MONDAY 5 AUG 2013 1:45 PM


Britain as an International Brand: Before and After the London 2012 Olympics.

The London 2012 Olympic Games has been heralded as a success on many fronts other than sporting, but whether international opinion of ‘Britishness’ is amongst these remains to be seen.

A major global study undertaken by Landor Associates has found that London 2012 has significantly transformed many views on Britain as a brand, but perhaps not in the ways that we would have expected. It has been suggested that last summer’s Olympics marked a considerable peak in the gradual up-turn in the way that Britain is perceived by the wider world. However, Landor’s study has closely charted shifts in global attitudes using BrandAsset Valuator (BAV) technology over a 20-year period and the changes revealed are far from predictable.

Applying the BAV calculator by questioning 2,000 consumers across five countries: France, the USA, Brazil, Australia and Germany, Landor has tracked the popular national opinion on ‘Brand Britain’ according to its compatibility with 48 different attributes.
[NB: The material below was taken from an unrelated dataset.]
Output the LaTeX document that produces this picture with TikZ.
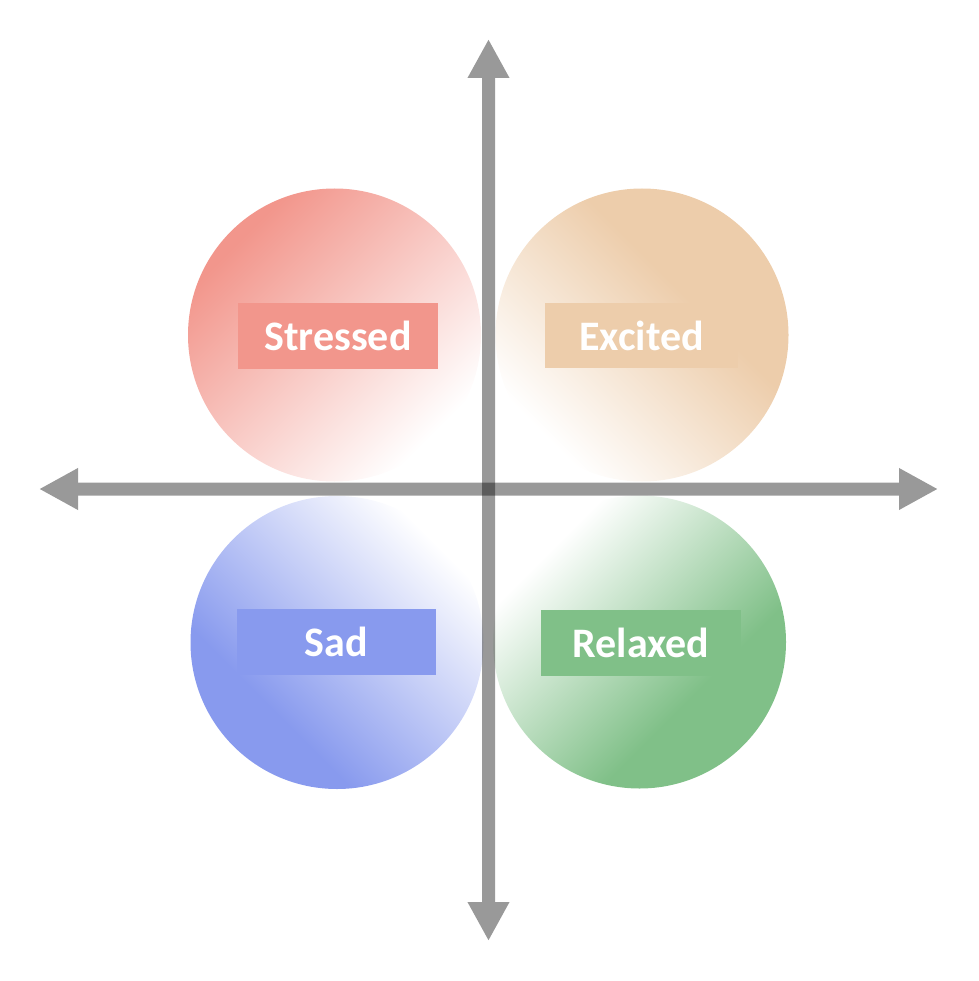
\documentclass[tikz,border=0pt]{standalone}
\usepackage{fontspec}
\setmainfont{Carlito}
\usetikzlibrary{arrows.meta}
\definecolor{cStress}{HTML}{F2968C}
\definecolor{cExcite}{HTML}{EDCDAB}
\definecolor{cSad}{HTML}{889AEE}
\definecolor{cRelax}{HTML}{80C088}
\pgfdeclareverticalshading{shStress}{100bp}{color(0bp)=(white); color(26bp)=(white); color(73bp)=(cStress); color(100bp)=(cStress)}
\pgfdeclareverticalshading{shExcite}{100bp}{color(0bp)=(white); color(26bp)=(white); color(60bp)=(cExcite); color(100bp)=(cExcite)}
\pgfdeclareverticalshading{shSad}{100bp}{color(0bp)=(white); color(26bp)=(white); color(66bp)=(cSad); color(100bp)=(cSad)}
\pgfdeclareverticalshading{shRelax}{100bp}{color(0bp)=(white); color(28bp)=(white); color(63bp)=(cRelax); color(100bp)=(cRelax)}
\begin{document}
\begin{tikzpicture}[x=1pt,y=-1pt,
  blob/.style={circle, inner sep=0pt, minimum size=293pt, shade},
  tag/.style={rectangle, minimum width=200pt, minimum height=66pt, inner sep=0pt,
    text=white, font=\fontsize{42}{50}\selectfont\bfseries},
  axisline/.style={black, line width=13pt,
    {Triangle[width=39pt,length=39pt]}-{Triangle[width=39pt,length=39pt]}}]
\useasboundingbox (0,0) rectangle (978,981);
% circles
\node[blob, shading=shStress, shading angle=45]  (cS) at (334.5,335) {};
\node[blob, shading=shExcite, shading angle=-45] (cE) at (642,335) {};
\node[blob, shading=shSad, shading angle=135]    (cD) at (337,642.5) {};
\node[blob, shading=shRelax, shading angle=-135] (cR) at (639.5,642) {};
% axes
\coordinate (L) at (39,489);
\coordinate (R) at (938,489);
\coordinate (T) at (488.5,39);
\coordinate (B) at (488.5,941);
\begin{scope}[transparency group, opacity=0.4]
  \draw[axisline] (L) -- (R);
\end{scope}
\begin{scope}[transparency group, opacity=0.4]
  \draw[axisline] (T) -- (B);
\end{scope}
% labels
\node[tag, fill=cStress] (tS) at (338,336) {Stressed};
\node[tag, fill=cExcite, minimum width=193pt, minimum height=65pt] (tE) at (641.5,335.5) {Excited};
\node[tag, fill=cSad, minimum width=199pt] (tD) at (336.5,642) {Sad};
\node[tag, fill=cRelax] (tR) at (641,643) {Relaxed};
\end{tikzpicture}
\end{document}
These attributes range from ‘Innovative’, ‘Intelligent’, ‘High-performance’, ‘Helpful’ and ‘Energetic’ to ‘Arrogant’, ‘Restrained’, ‘Unapproachable’, ‘Upper-class’ and ‘Low Quality’.

Peter Knapp, global creative officer at Landor, believes that the Olympics opening ceremony, orchestrated by Danny Boyle, encapsulated the key attributes of the nation as a brand; cutting-edge and multi-cultural. However, this study has revealed that international perception of Britain is far from uniform, consequently his advice is “to not assume that Britain has an identikit image and...think carefully about how different foreign audiences perceive us.”

Whilst Landor detected a general improvement in global attitudes towards Britain, there appear to be aspects of the island that are consistently scorned at in the international arena. In four of the five markets researched, Britain was still found to be ‘Arrogant’, and London 2012 failed to improve the country’s reputation for innovation.

Throughout the last decade of the survey, these five markets have constantly found ‘Britishness’ to be synonymous with ‘Tradition’ and ‘Independence’. However Britain’s reputation for creativity is improving, with Germany notably appreciating the staging of Olympic events and Americans increasingly describing Britain as ‘Trendy’.